(Supplied material)
— Start —

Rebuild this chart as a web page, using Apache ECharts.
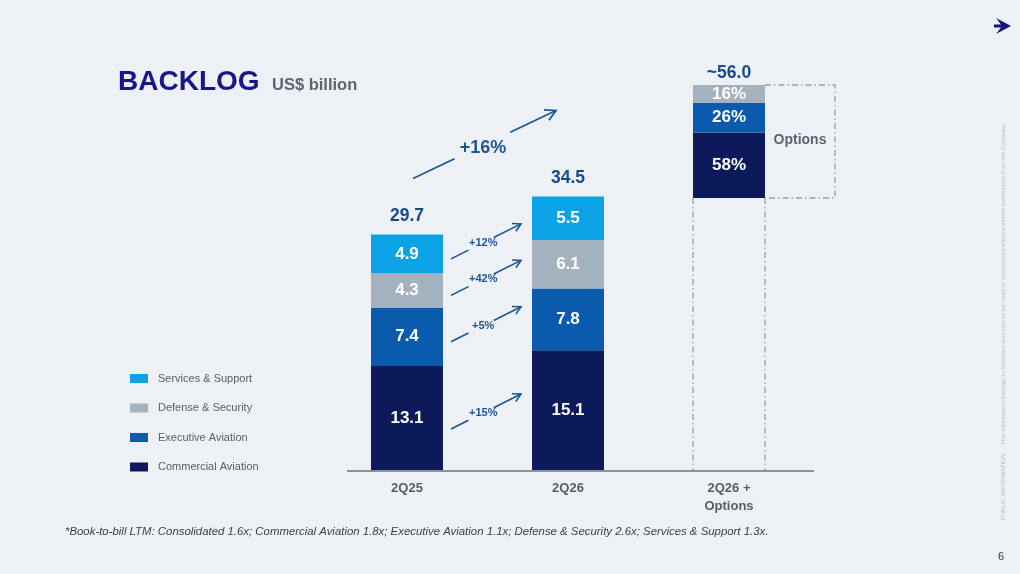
<!DOCTYPE html>
<html><head><meta charset="utf-8">
<script src="https://cdn.jsdelivr.net/npm/echarts@6/dist/echarts.min.js"></script>
<style>html,body{margin:0;padding:0;background:#edf1f6;} #c{width:1020px;height:574px;}</style>
</head><body><div id="c"></div>
<script>
// ---- data ----
const categories = ['2Q25', '2Q26', '2Q26 +\nOptions'];
const commercial = [13.1, 15.1, null];
const executive = [7.4, 7.8, null];
const defense = [4.3, 6.1, null];
const services = [4.9, 5.5, null];
const totals = [29.7, 34.5];
const optionsTotalLabel = '~56.0';
const optionsShare = [58, 26, 16]; // Commercial, Executive, Defense (% of options bar)
const segmentGrowth = ['+15%', '+5%', '+42%', '+12%']; // Commercial, Executive, Defense, Services
const totalGrowth = '+16%';
const legendNames = ['Services & Support', 'Defense & Security', 'Executive Aviation', 'Commercial Aviation'];

// ---- styles ----
const F = '"Liberation Sans", Arial, sans-serif';
const COL = { ca: '#0c1a5c', ea: '#0a5aae', ds: '#a4b2c0', ss: '#0ba3e6' };
const AC = '#1c5596';
const TOT = '#174a8c';
const BW = 72;

const chart = echarts.init(document.getElementById('c'));

const segLabel = { show: true, position: 'inside', color: '#fff', fontSize: 17, fontWeight: 'bold', fontFamily: F };
function stackBar(name, data, color) {
  return { type: 'bar', name, stack: 'a', data, barWidth: BW, barGap: '-100%', itemStyle: { color }, label: segLabel, silent: true };
}
function optBar(name, idx, color) {
  const d = [null, null, optionsShare[idx]];
  return { type: 'bar', name, stack: 'b', yAxisIndex: 1, data: d, barWidth: BW, barGap: '-100%', itemStyle: { color },
    label: Object.assign({}, segLabel, { formatter: p => p.value + '%' }), silent: true };
}

const option = {
  animation: false,
  backgroundColor: '#edf1f6',
  grid: { left: 326.5, width: 483, top: 60, bottom: 104 },
  xAxis: {
    type: 'category', data: categories,
    axisLine: { show: false }, axisTick: { show: false },
    axisLabel: { color: '#555d66', fontSize: 13, fontWeight: 'bold', fontFamily: F, lineHeight: 18, margin: 9 }
  },
  yAxis: [
    { type: 'value', min: 0, max: 51.7, show: false, splitLine: { show: false } },
    { type: 'value', min: -240.7, max: 122.1, show: false, splitLine: { show: false } }
  ],
  legend: {
    data: legendNames, orient: 'vertical', left: 130, top: 373, icon: 'rect', padding: 0,
    itemWidth: 18, itemHeight: 9, itemGap: 18.5, selectedMode: false,
    textStyle: { color: '#5a6068', fontSize: 11, fontFamily: F, padding: [0, 0, 0, 5] }
  },
  series: [
    stackBar('Commercial Aviation', commercial, COL.ca),
    stackBar('Executive Aviation', executive, COL.ea),
    stackBar('Defense & Security', defense, COL.ds),
    stackBar('Services & Support', services, COL.ss),
    optBar('Options Commercial', 0, COL.ca),
    optBar('Options Executive', 1, COL.ea),
    optBar('Options Defense', 2, COL.ds),
    { type: 'scatter', name: 'Total', symbolSize: 0, data: totals.map((v, i) => [i, v]), silent: true, itemStyle: { opacity: 1 },
      label: { show: true, position: 'top', distance: 9, color: TOT, fontSize: 17.5, fontWeight: 'bold', fontFamily: F, formatter: p => p.value[1].toFixed(1) } },
    { type: 'scatter', name: 'Options Total', yAxisIndex: 1, symbolSize: 0, data: [[2, 100]], silent: true, itemStyle: { opacity: 1 },
      label: { show: true, position: 'top', distance: 3, color: TOT, fontSize: 17.5, fontWeight: 'bold', fontFamily: F, formatter: () => optionsTotalLabel } }
  ]
};
chart.setOption(option);

// ---- decorations computed from scales ----
const X = i => chart.convertToPixel({ xAxisIndex: 0 }, i);
const Y0 = v => chart.convertToPixel({ yAxisIndex: 0 }, v);
const Y1 = v => chart.convertToPixel({ yAxisIndex: 1 }, v);

function arrow(x1, y1, x2, y2, label, fs, t1, tl, t2, lw, head, dyl) {
  const P = t => [x1 + (x2 - x1) * t, y1 + (y2 - y1) * t];
  const a = P(t1), b = P(t2), l = P(tl);
  const ang = Math.atan2(y2 - y1, x2 - x1), sp = 0.5;
  const h1 = [x2 - head * Math.cos(ang - sp), y2 - head * Math.sin(ang - sp)];
  const h2 = [x2 - head * Math.cos(ang + sp), y2 - head * Math.sin(ang + sp)];
  return [
    { type: 'line', shape: { x1, y1, x2: a[0], y2: a[1] }, style: { stroke: AC, lineWidth: lw }, silent: true },
    { type: 'line', shape: { x1: b[0], y1: b[1], x2, y2 }, style: { stroke: AC, lineWidth: lw }, silent: true },
    { type: 'polyline', shape: { points: [h1, [x2, y2], h2] }, style: { stroke: AC, lineWidth: lw, fill: 'none' }, silent: true },
    { type: 'text', x: l[0], y: l[1] + dyl, silent: true,
      style: { text: label, fill: AC, font: 'bold ' + fs + 'px ' + F, align: 'center', verticalAlign: 'middle', textAlign: 'center', textVerticalAlign: 'middle' } }
  ];
}

const g = [];
const x0 = X(0), x1 = X(1), x2 = X(2);
// segment growth arrows
const seg25 = [commercial, executive, defense, services];
let acc = 0;
seg25.forEach((arr, k) => {
  const lo = acc, hi = acc + arr[0]; acc = hi;
  const mid = (Y0(lo) + Y0(hi)) / 2;
  const ys = mid + (k === 0 ? 11 : 5);
  g.push(...arrow(x0 + 44, ys, x1 - 47, ys - 35, segmentGrowth[k], 11, 0.25, 0.46, 0.61, 1.6, 9, 0));
});
// total growth arrow
const bs = [x0 + 6, Y0(totals[0]) - 56];
g.push(...arrow(bs[0], bs[1], bs[0] + 143, bs[1] - 68, totalGrowth, 18, 0.29, 0.49, 0.68, 1.8, 12, 3));

// dashed options box
const dash = { stroke: '#9aa0a8', lineWidth: 1.3, lineDash: [6, 3, 1.5, 3], fill: 'none' };
const bl = x2 - BW / 2, br = x2 + BW / 2, yb = Y1(0), yt = Y1(100), base = Y0(0);
g.push({ type: 'polyline', shape: { points: [[br, yt], [br + 70, yt], [br + 70, yb], [br, yb]] }, style: dash, silent: true });
g.push({ type: 'line', shape: { x1: bl, y1: yb, x2: bl, y2: base }, style: dash, silent: true });
g.push({ type: 'line', shape: { x1: br, y1: yb, x2: br, y2: base }, style: dash, silent: true });
g.push({ type: 'text', x: br + 35, y: yt + 55, silent: true,
  style: { text: 'Options', fill: '#5a6470', font: 'bold 14px ' + F, align: 'center', verticalAlign: 'middle', textAlign: 'center', textVerticalAlign: 'middle' } });
// axis baseline
g.push({ type: 'line', shape: { x1: x0 - 60, y1: base + 1, x2: x2 + 85, y2: base + 1 }, style: { stroke: '#6b7078', lineWidth: 1.5 }, silent: true });

// titles and page furniture
g.push({ type: 'text', left: 118, top: 68, silent: true, style: { text: 'BACKLOG', fill: '#17178a', font: 'bold 28px ' + F } });
g.push({ type: 'text', left: 272, top: 77, silent: true, style: { text: 'US$ billion', fill: '#5d646d', font: 'bold 16.5px ' + F } });
g.push({ type: 'text', left: 65, top: 526, silent: true,
  style: { text: '*Book-to-bill LTM: Consolidated 1.6x; Commercial Aviation 1.8x; Executive Aviation 1.1x; Defense & Security 2.6x; Services & Support 1.3x.', fill: '#3a3f46', font: 'italic 11.4px ' + F } });
g.push({ type: 'text', x: 1001, y: 557, silent: true, style: { text: '6', fill: '#333a44', font: '11px ' + F, align: 'center', verticalAlign: 'middle', textAlign: 'center', textVerticalAlign: 'middle' } });
g.push({ type: 'text', x: 1003, y: 322, rotation: Math.PI / 2, silent: true,
  style: { text: 'PUBLIC INFORMATION     This information belongs to Embraer and cannot be used or reproduced without written permission from the Company', fill: '#b5bcc6', font: '6.2px ' + F, align: 'center', verticalAlign: 'middle', textAlign: 'center', textVerticalAlign: 'middle' } });
g.push({ type: 'polygon', silent: true, shape: { points: [[996, 18], [1011, 26], [996, 34], [1001, 27.6], [994, 27.6], [994, 24.4], [1001, 24.4]] }, style: { fill: '#15157f' } });

chart.setOption({ graphic: { elements: g } });
</script>
</body></html>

— End —

(Task instructions) Repeat only the lines from the beginning of the material through the line containing "const chart = echarts.init(document.getElementById('c'));", both ends kept, leaving pictures out.

(Output)
Rebuild this chart as a web page, using Apache ECharts.
<!DOCTYPE html>
<html><head><meta charset="utf-8">
<script src="https://cdn.jsdelivr.net/npm/echarts@6/dist/echarts.min.js"></script>
<style>html,body{margin:0;padding:0;background:#edf1f6;} #c{width:1020px;height:574px;}</style>
</head><body><div id="c"></div>
<script>
// ---- data ----
const categories = ['2Q25', '2Q26', '2Q26 +\nOptions'];
const commercial = [13.1, 15.1, null];
const executive = [7.4, 7.8, null];
const defense = [4.3, 6.1, null];
const services = [4.9, 5.5, null];
const totals = [29.7, 34.5];
const optionsTotalLabel = '~56.0';
const optionsShare = [58, 26, 16]; // Commercial, Executive, Defense (% of options bar)
const segmentGrowth = ['+15%', '+5%', '+42%', '+12%']; // Commercial, Executive, Defense, Services
const totalGrowth = '+16%';
const legendNames = ['Services & Support', 'Defense & Security', 'Executive Aviation', 'Commercial Aviation'];

// ---- styles ----
const F = '"Liberation Sans", Arial, sans-serif';
const COL = { ca: '#0c1a5c', ea: '#0a5aae', ds: '#a4b2c0', ss: '#0ba3e6' };
const AC = '#1c5596';
const TOT = '#174a8c';
const BW = 72;

const chart = echarts.init(document.getElementById('c'));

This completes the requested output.